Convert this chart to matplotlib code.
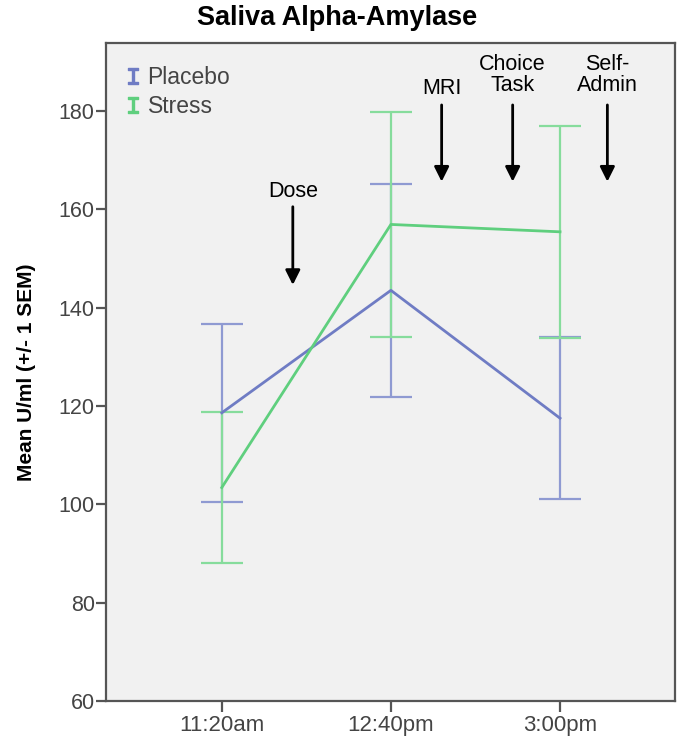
import matplotlib
matplotlib.use("Agg")
import matplotlib.pyplot as plt
from matplotlib.lines import Line2D
import numpy as np

# data
timepoints   = ["11:20am", "12:40pm", "3:00pm"]
placebo_mean = [118.6, 143.5, 117.5]
placebo_sem  = [18.1, 21.6, 16.5]
stress_mean  = [103.4, 156.9, 155.4]
stress_sem   = [15.4, 22.9, 21.5]

# event markers: label, x (category units), text y, arrow start, arrow end
events   = ["Dose", "MRI", "Choice\nTask", "Self-\nAdmin"]
event_x  = [0.42, 1.30, 1.72, 2.28]
event_ty = [163.5, 184.6, 187.3, 187.3]
arrow_y0 = [160.5, 181.2, 181.2, 181.2]
arrow_y1 = [144.6, 165.6, 165.6, 165.6]

# colours
C_PLA      = "#6f7cc4"
C_PLA_ERR  = "#8f9ad2"
C_STR      = "#5fcf7e"
C_STR_ERR  = "#86dc9c"
C_FRAME    = "#555555"
C_TEXT     = "#444444"

plt.rcParams["font.family"] = ["Liberation Sans", "DejaVu Sans"]

fig = plt.figure(figsize=(6.78, 7.46), dpi=100)
ax = fig.add_axes([0.156, 0.0603, 0.8396, 0.8821])
ax.set_facecolor("#f1f1f1")

x = np.arange(len(timepoints))

ax.errorbar(x, placebo_mean, yerr=placebo_sem, fmt="none", ecolor=C_PLA_ERR,
            elinewidth=1.6, capsize=15, capthick=1.6, zorder=2)
ax.errorbar(x, stress_mean, yerr=stress_sem, fmt="none", ecolor=C_STR_ERR,
            elinewidth=1.6, capsize=15, capthick=1.6, zorder=2)
ax.plot(x, placebo_mean, color=C_PLA, lw=2, zorder=3)
ax.plot(x, stress_mean, color=C_STR, lw=2, zorder=3)

# event arrows
for lab, ex, ty, y0, y1 in zip(events, event_x, event_ty, arrow_y0, arrow_y1):
    ax.annotate("", xy=(ex, y1), xytext=(ex, y0),
                arrowprops=dict(arrowstyle="-|>", color="black", lw=2,
                                mutation_scale=22, shrinkA=0, shrinkB=0))
    ax.text(ex, ty, lab, ha="center", va="center", fontsize=15.5,
            color="black", linespacing=1.0)

# axes
ax.set_xlim(-0.686, 2.68)
ax.set_ylim(60, 193.8)
ax.set_xticks(x)
ax.set_xticklabels(timepoints, fontsize=16, color=C_TEXT)
ax.set_yticks(np.arange(60, 181, 20))
ax.tick_params(axis="y", labelsize=15.5, labelcolor=C_TEXT, direction="out",
               length=7, width=1.6, color=C_FRAME, pad=1)
ax.tick_params(axis="x", direction="out", length=8, width=1.6,
               color=C_FRAME, pad=2)
for sp in ax.spines.values():
    sp.set_color(C_FRAME)
    sp.set_linewidth(1.6)

ax.set_ylabel("Mean U/ml (+/- 1 SEM)", fontsize=15, fontweight="bold", labelpad=16)

fig.text(0.497, 0.976, "Saliva Alpha-Amylase", ha="center", va="center",
         fontsize=19.5, fontweight="bold")

handles = [
    Line2D([], [], ls="none", marker=r"$\mathtt{I}$", markersize=12,
           color=C_PLA, label="Placebo"),
    Line2D([], [], ls="none", marker=r"$\mathtt{I}$", markersize=12,
           color=C_STR, label="Stress"),
]
leg = ax.legend(handles=handles, loc="upper left", bbox_to_anchor=(0.005, 0.99),
                frameon=False, fontsize=16.5, handlelength=0.7, handletextpad=0.3,
                labelspacing=0.3, borderaxespad=0.3)
for t in leg.get_texts():
    t.set_color(C_TEXT)

fig.savefig("out.png", dpi=100)
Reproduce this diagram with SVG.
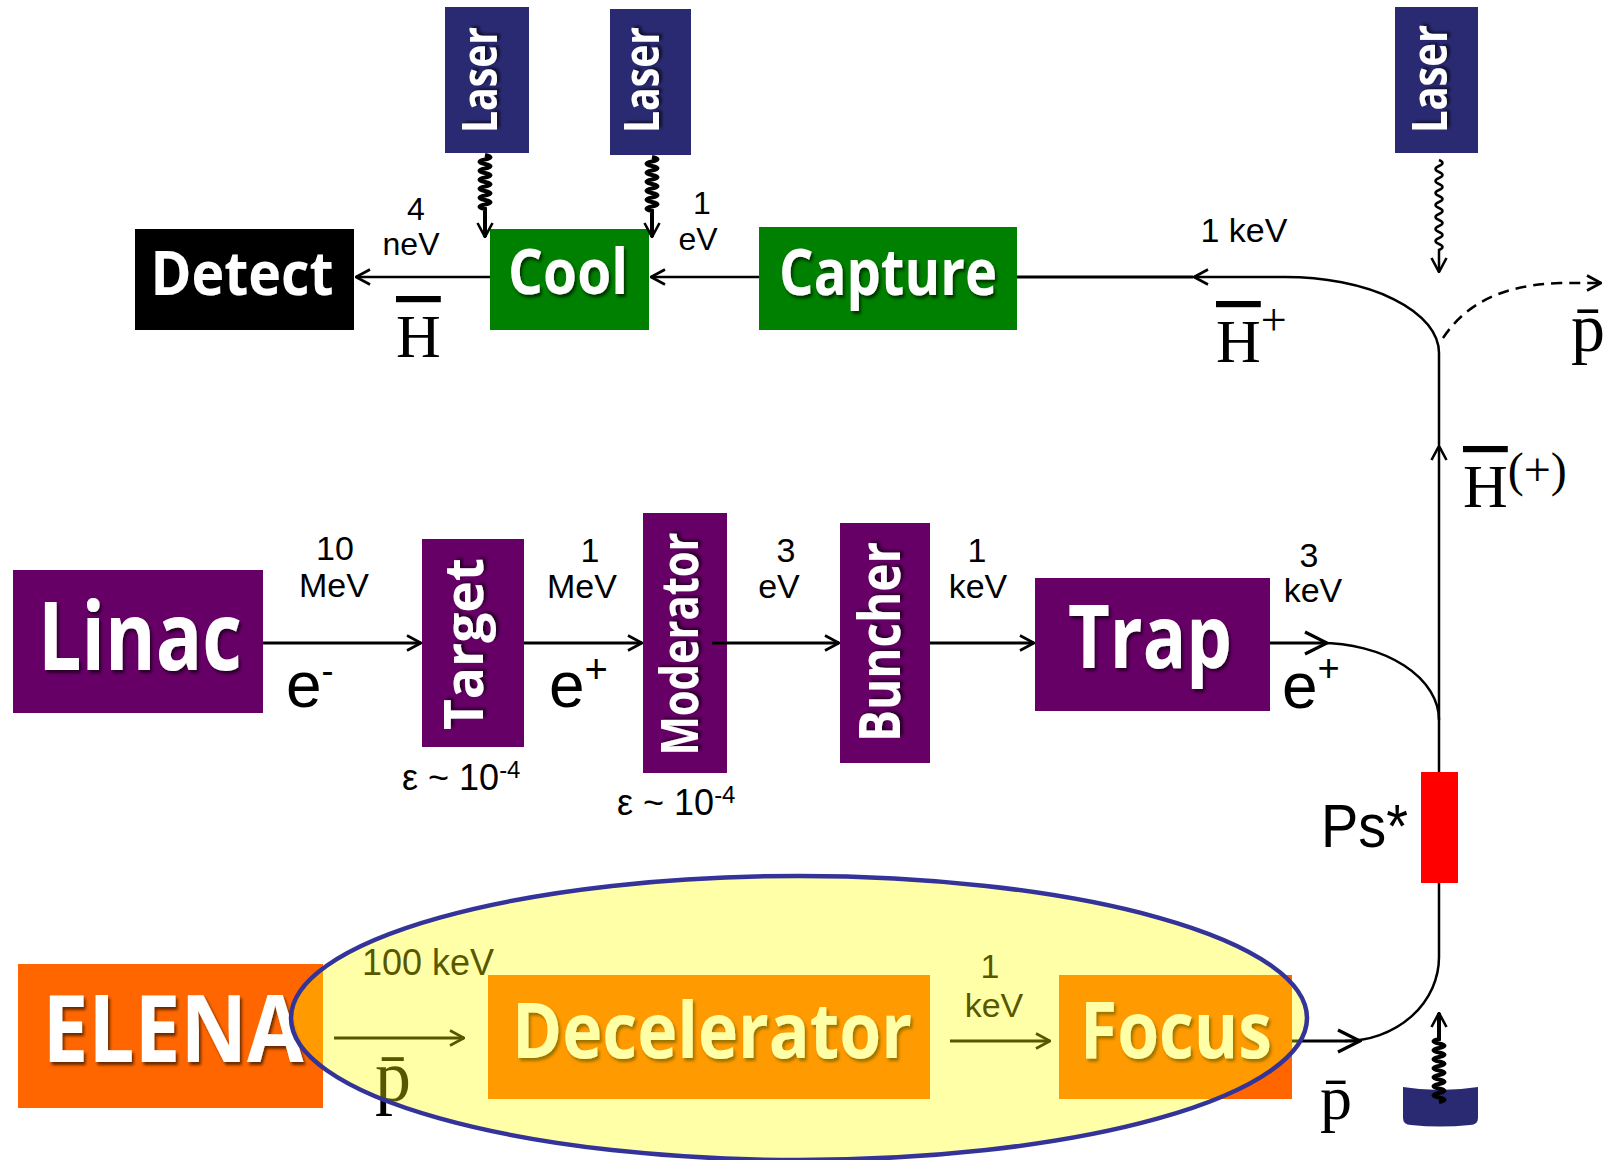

:::::

Goal → Give the lines again word for word, from the start of the records to the line holding "x = np.arange(len(timepoints))", both included, and leave out any picture.

Task result →
Convert this chart to matplotlib code.
import matplotlib
matplotlib.use("Agg")
import matplotlib.pyplot as plt
from matplotlib.lines import Line2D
import numpy as np

# data
timepoints   = ["11:20am", "12:40pm", "3:00pm"]
placebo_mean = [118.6, 143.5, 117.5]
placebo_sem  = [18.1, 21.6, 16.5]
stress_mean  = [103.4, 156.9, 155.4]
stress_sem   = [15.4, 22.9, 21.5]

# event markers: label, x (category units), text y, arrow start, arrow end
events   = ["Dose", "MRI", "Choice\nTask", "Self-\nAdmin"]
event_x  = [0.42, 1.30, 1.72, 2.28]
event_ty = [163.5, 184.6, 187.3, 187.3]
arrow_y0 = [160.5, 181.2, 181.2, 181.2]
arrow_y1 = [144.6, 165.6, 165.6, 165.6]

# colours
C_PLA      = "#6f7cc4"
C_PLA_ERR  = "#8f9ad2"
C_STR      = "#5fcf7e"
C_STR_ERR  = "#86dc9c"
C_FRAME    = "#555555"
C_TEXT     = "#444444"

plt.rcParams["font.family"] = ["Liberation Sans", "DejaVu Sans"]

fig = plt.figure(figsize=(6.78, 7.46), dpi=100)
ax = fig.add_axes([0.156, 0.0603, 0.8396, 0.8821])
ax.set_facecolor("#f1f1f1")

x = np.arange(len(timepoints))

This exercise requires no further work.